Work to complete >>
Please write out the lines of the data exactly, beginning with the first and ending with the line containing "end_hour = 23 + 59 / 60"; leave the pictures behind.

Data provided >>
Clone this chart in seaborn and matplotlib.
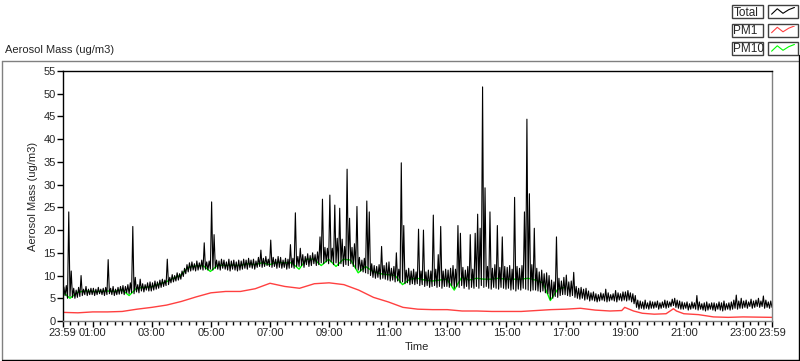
import numpy as np
import matplotlib
matplotlib.use("Agg")
import matplotlib.pyplot as plt
import seaborn as sns
from matplotlib.lines import Line2D
from matplotlib.patches import Rectangle

# clock hours, the record starts at 23:59 of the previous day
start_hour = -1 / 60
end_hour = 23 + 59 / 60

# Total aerosol mass (ug/m3): lowest and highest reading in each 5-minute window
total_low = [
    5.5, 5.6, 5.0, 5.4, 5.2, 5.0, 5.2, 5.4, 5.6, 5.8, 5.6, 5.8,            # 00
    5.8, 5.6, 5.8, 6.0, 5.8, 5.6, 5.8, 6.0, 5.8, 5.6, 5.8, 5.9,            # 01
    6.0, 5.8, 6.2, 6.0, 6.2, 6.0, 6.4, 6.2, 6.6, 6.4, 6.8, 6.6,            # 02
    6.6, 6.8, 7.0, 7.2, 7.4, 7.6, 7.8, 8.0, 8.4, 8.6, 8.8, 9.0,            # 03
    9.2, 9.8, 10.4, 10.8, 11.0, 11.2, 11.0, 11.2, 11.4, 11.2, 11.4, 11.2,  # 04
    11.4, 11.2, 11.6, 11.4, 11.2, 11.6, 11.4, 11.2, 11.0, 11.4, 11.2, 11.0,  # 05
    11.2, 11.4, 11.6, 11.4, 11.8, 11.6, 11.4, 11.8, 12.0, 11.8, 12.0, 12.2,  # 06
    12.0, 11.8, 12.0, 11.6, 11.8, 11.6, 11.8, 11.4, 11.6, 11.8, 11.6, 12.0,  # 07
    12.0, 12.2, 11.8, 12.4, 12.0, 12.2, 12.6, 12.2, 12.4, 12.8, 12.6, 13.0,  # 08
    12.6, 13.0, 12.4, 12.8, 12.2, 12.6, 12.0, 12.4, 12.2, 12.6, 12.0, 11.6,  # 09
    11.2, 11.0, 10.8, 10.6, 10.4, 10.0, 9.6, 9.4, 9.6, 9.2, 9.4, 9.2,      # 10
    9.0, 8.8, 9.0, 8.6, 8.8, 8.4, 8.6, 8.2, 8.4, 8.0, 8.2, 8.0,            # 11
    8.2, 7.8, 8.0, 7.6, 7.8, 7.4, 7.6, 7.8, 7.4, 7.6, 7.2, 7.6,            # 12
    7.6, 7.4, 7.8, 7.2, 7.6, 7.4, 7.8, 7.2, 7.6, 7.0, 7.4, 7.2,            # 13
    7.6, 7.2, 7.8, 7.4, 7.6, 7.2, 7.0, 7.4, 7.2, 7.0, 7.4, 7.2,            # 14
    7.0, 7.2, 6.8, 7.0, 6.6, 7.0, 6.8, 7.2, 7.0, 6.8, 6.6, 6.8,            # 15
    6.8, 6.6, 6.4, 6.6, 6.2, 6.0, 4.8, 5.0, 5.4, 5.2, 5.6, 5.8,            # 16
    5.8, 5.6, 5.4, 5.6, 5.2, 5.0, 4.8, 5.0, 4.6, 4.8, 4.4, 4.6,            # 17
    4.4, 4.2, 4.4, 4.6, 4.4, 4.2, 4.4, 4.6, 4.4, 4.2, 4.6, 4.4,            # 18
    4.6, 4.4, 4.6, 4.2, 3.8, 3.0, 2.6, 2.8, 2.6, 2.8, 2.6, 2.8,            # 19
    2.8, 3.0, 2.6, 2.8, 3.0, 2.8, 3.0, 3.2, 3.4, 3.0, 2.8, 2.6,            # 20
    2.6, 2.8, 2.4, 2.6, 2.8, 2.6, 2.4, 2.6, 2.4, 2.2, 2.4, 2.6,            # 21
    2.4, 2.2, 2.6, 2.4, 2.2, 2.4, 2.6, 2.4, 2.6, 2.8, 2.6, 2.8,            # 22
    2.8, 3.0, 2.8, 3.2, 2.8, 3.0, 3.2, 3.0, 3.2, 2.8, 3.0, 2.8, 3.0,       # 23
]
total_high = [
    7.5, 7.8, 24.0, 11.0, 7.2, 6.8, 7.4, 10.0, 7.0, 7.6, 7.0, 7.2,        # 00
    7.2, 7.0, 7.4, 7.0, 7.2, 7.4, 13.5, 7.2, 7.6, 7.0, 7.4, 7.6,          # 01
    7.8, 7.6, 8.0, 8.4, 20.8, 9.6, 8.0, 9.2, 8.2, 8.0, 8.4, 8.6,          # 02
    8.4, 8.8, 8.6, 9.0, 9.2, 9.0, 13.6, 9.6, 10.2, 10.0, 10.6, 10.4,      # 03
    11.0, 11.6, 12.4, 12.8, 13.0, 12.6, 13.2, 12.8, 13.4, 17.2, 13.0, 13.2,  # 04
    26.2, 19.0, 13.4, 13.2, 13.6, 13.4, 13.0, 13.6, 13.2, 13.4, 13.0, 13.4,  # 05
    13.2, 13.6, 13.4, 13.8, 13.4, 13.6, 13.2, 14.0, 15.6, 13.8, 14.2, 13.6,  # 06
    17.8, 14.0, 13.6, 14.2, 14.0, 13.4, 13.8, 13.6, 16.8, 13.8, 23.8, 14.2,  # 07
    16.0, 14.6, 14.2, 14.8, 14.4, 15.0, 14.6, 15.2, 18.5, 26.8, 16.2, 16.0,  # 08
    27.7, 16.0, 25.5, 18.2, 24.8, 18.0, 16.4, 33.4, 22.6, 16.2, 17.0, 25.2,  # 09
    14.0, 13.4, 13.8, 26.4, 24.0, 12.6, 12.2, 12.0, 12.4, 16.4, 12.2, 12.8,  # 10
    13.0, 11.6, 12.0, 15.0, 11.4, 34.8, 21.0, 11.2, 11.6, 11.0, 11.4, 10.8,  # 11
    20.2, 11.0, 20.0, 10.8, 11.2, 11.0, 23.3, 11.4, 14.6, 20.8, 11.0, 11.4,  # 12
    11.2, 11.6, 12.2, 11.4, 21.0, 19.3, 11.8, 11.2, 12.0, 19.0, 11.4, 19.3,  # 13
    23.5, 20.4, 51.5, 29.3, 12.0, 24.0, 11.6, 12.4, 21.0, 11.8, 18.5, 12.0,  # 14
    11.8, 12.2, 11.4, 27.2, 12.0, 11.6, 12.2, 24.0, 44.4, 28.0, 12.4, 20.4,  # 15
    11.6, 10.8, 11.2, 10.4, 10.6, 10.0, 9.0, 8.6, 18.5, 9.4, 8.8, 9.6,       # 16
    10.1, 8.6, 8.8, 10.7, 7.6, 7.2, 7.4, 7.0, 7.2, 6.6, 6.2, 6.4,            # 17
    6.0, 5.8, 6.2, 6.0, 7.0, 6.2, 5.8, 6.0, 6.7, 6.2, 6.0, 6.4,              # 18
    6.4, 6.7, 6.2, 6.0, 5.6, 4.6, 4.4, 4.2, 4.6, 4.0, 4.4, 4.2,              # 19
    4.2, 4.4, 4.0, 4.2, 4.6, 4.4, 4.2, 4.8, 5.0, 4.6, 4.4, 4.2,              # 20
    4.0, 4.2, 3.8, 4.2, 4.0, 5.6, 4.2, 3.8, 4.0, 4.2, 3.8, 4.0,              # 21
    4.0, 3.8, 4.2, 4.0, 4.4, 3.8, 4.0, 4.2, 4.6, 5.7, 4.4, 5.0,              # 22
    4.4, 4.6, 4.2, 4.8, 4.4, 4.6, 5.0, 4.4, 5.5, 4.6, 4.2, 4.4, 4.0,         # 23
]

# PM10, one reading every 15 minutes until 17:00
pm10_mass = [
    6.4, 5.0, 6.3, 6.6,  6.5, 6.5, 6.6, 6.5,  6.9, 5.6, 7.2, 7.4,
    7.5, 8.1, 8.6, 9.4,  10.1, 11.8, 12.1, 12.2,  10.9, 12.3, 12.2, 12.3,
    12.2, 12.6, 12.4, 12.8,  12.4, 12.9, 12.8, 12.8,  11.4, 13.6, 13.6, 12.2,
    13.6, 12.0, 13.6, 13.4,  10.6, 12.0, 10.9, 10.4,  10.2, 10.0, 8.0, 9.2,
    9.4, 9.0, 8.8, 9.0,  9.2, 6.8, 9.6, 9.0,  9.4, 9.2, 9.2, 9.4,
    9.2, 9.2, 9.2, 9.4,  9.0, 8.4, 4.5, 7.0,  7.4,
]

# PM1 readings (clock hour, value)
pm1_hours = [-0.017, 0.5, 1.0, 1.5, 2.0, 2.5, 3.0, 3.5, 4.0, 4.5,
             5.0, 5.5, 6.0, 6.5, 7.0, 7.5, 8.0, 8.5, 9.0, 9.5,
             10.0, 10.5, 11.0, 11.5, 12.0, 12.5, 13.0, 13.5, 14.0, 14.5,
             15.0, 15.5, 16.0, 16.5, 17.0, 17.5, 18.0, 18.5, 18.9, 19.0,
             19.3, 19.6, 20.0, 20.4, 20.65, 20.75, 21.0, 21.5, 22.0, 22.5,
             23.0, 23.5, 23.983]
pm1_mass = [1.9, 1.8, 2.0, 2.0, 2.1, 2.6, 3.0, 3.5, 4.3, 5.3,
            6.2, 6.5, 6.5, 7.1, 8.3, 7.6, 7.2, 8.2, 8.4, 8.0,
            6.8, 5.2, 4.2, 3.0, 2.6, 2.5, 2.5, 2.2, 2.2, 2.1,
            2.1, 2.1, 2.3, 2.5, 2.6, 2.8, 2.4, 2.2, 2.3, 3.0,
            2.2, 1.7, 1.5, 1.6, 2.7, 2.2, 1.6, 1.4, 0.9, 0.8,
            0.9, 0.85, 0.8]

tick_hours = [start_hour] + list(range(1, 24, 2)) + [end_hour]
tick_labels = ["23:59"] + [f"{h:02d}:00" for h in range(1, 24, 2)] + ["23:59"]

# each 5-minute window gives its low reading, then its high reading 2.5 min later
total_mass = np.column_stack([total_low, total_high]).ravel()
total_hours = start_hour + np.arange(len(total_mass)) * 2.5 / 60
pm10_hours = start_hour + np.arange(len(pm10_mass)) * 15 / 60

sns.set_theme(style="white")
plt.rcParams["font.family"] = ["Liberation Sans", "DejaVu Sans"]
plt.rcParams["font.size"] = 8

fig = plt.figure(figsize=(8, 3.61), dpi=100)
ax = fig.add_axes([62.6 / 800, 1 - 321 / 361, (772 - 62.6) / 800, 250 / 361])

sns.lineplot(x=pm10_hours, y=pm10_mass, ax=ax, color="#00ff00", lw=1.0, estimator=None)
sns.lineplot(x=total_hours, y=total_mass, ax=ax, color="black", lw=0.8, estimator=None)
sns.lineplot(x=pm1_hours, y=pm1_mass, ax=ax, color="#ff4040", lw=1.0, estimator=None)

ax.set_xlim(start_hour, end_hour)
ax.set_ylim(0, 55)
ax.set_yticks(range(0, 56, 5))
ax.set_xticks(tick_hours)
ax.set_xticklabels(tick_labels)
ax.set_xticks([m / 4 for m in range(1, 96) if m % 8 != 4], minor=True)
ax.tick_params(axis="both", which="major", direction="out", length=4, width=1,
               color="black", labelsize=8, pad=1, bottom=True, left=True)
ax.tick_params(axis="x", which="minor", direction="out", length=3, width=1,
               color="black", bottom=True)
ax.set_xlabel("Time", fontsize=8, labelpad=3)
ax.set_ylabel("Aerosol Mass (ug/m3)", fontsize=8, labelpad=4)

for side in ["top", "left"]:
    ax.spines[side].set_color("black")
    ax.spines[side].set_linewidth(1)
for side in ["bottom", "right"]:
    ax.spines[side].set_color("#808080")
    ax.spines[side].set_linewidth(1)

# panel title and sunken frame
fig.text(5 / 800, 1 - 50 / 361, "Aerosol Mass (ug/m3)", fontsize=8, va="center", ha="left")
W, H = 800, 361
fig.add_artist(Line2D([2 / W, 798 / W], [1 - 61 / H, 1 - 61 / H], color="#808080", lw=1))
fig.add_artist(Line2D([2 / W, 2 / W], [1 - 61 / H, 1 - 359 / H], color="#808080", lw=1))
fig.add_artist(Line2D([2 / W, 799 / W], [1 - 359.5 / H, 1 - 359.5 / H], color="black", lw=1))
fig.add_artist(Line2D([798.5 / W, 798.5 / W], [1 - 55 / H, 1 - 360 / H], color="black", lw=1))

# legend: name box + swatch box per series
legend_items = [("Total", "black"), ("PM1", "#ff4040"), ("PM10", "#00ff00")]
for i, (name, col) in enumerate(legend_items):
    y_top = 5 + i * 18.5
    fig.add_artist(Rectangle((732 / W, 1 - (y_top + 13) / H), 31 / W, 13 / H,
                             transform=fig.transFigure, fill=False, ec="#404040", lw=1))
    fig.add_artist(Rectangle((768 / W, 1 - (y_top + 13) / H), 30 / W, 13 / H,
                             transform=fig.transFigure, fill=False, ec="#404040", lw=1))
    fig.text(733.5 / W, 1 - (y_top + 10.5) / H, name, fontsize=8.5, va="baseline", ha="left")
    sw = fig.add_axes([771 / W, 1 - (y_top + 11) / H, 24 / W, 9 / H])
    sw.plot([0, 1, 2, 3, 4], [0.2, 0.8, 0.3, 0.7, 0.95], color=col, lw=0.8)
    sw.set_xlim(-0.1, 4.1)
    sw.set_ylim(0, 1)
    sw.axis("off")

fig.savefig("out.png", dpi=100)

Problem solution >>
Clone this chart in seaborn and matplotlib.
import numpy as np
import matplotlib
matplotlib.use("Agg")
import matplotlib.pyplot as plt
import seaborn as sns
from matplotlib.lines import Line2D
from matplotlib.patches import Rectangle

# clock hours, the record starts at 23:59 of the previous day
start_hour = -1 / 60
end_hour = 23 + 59 / 60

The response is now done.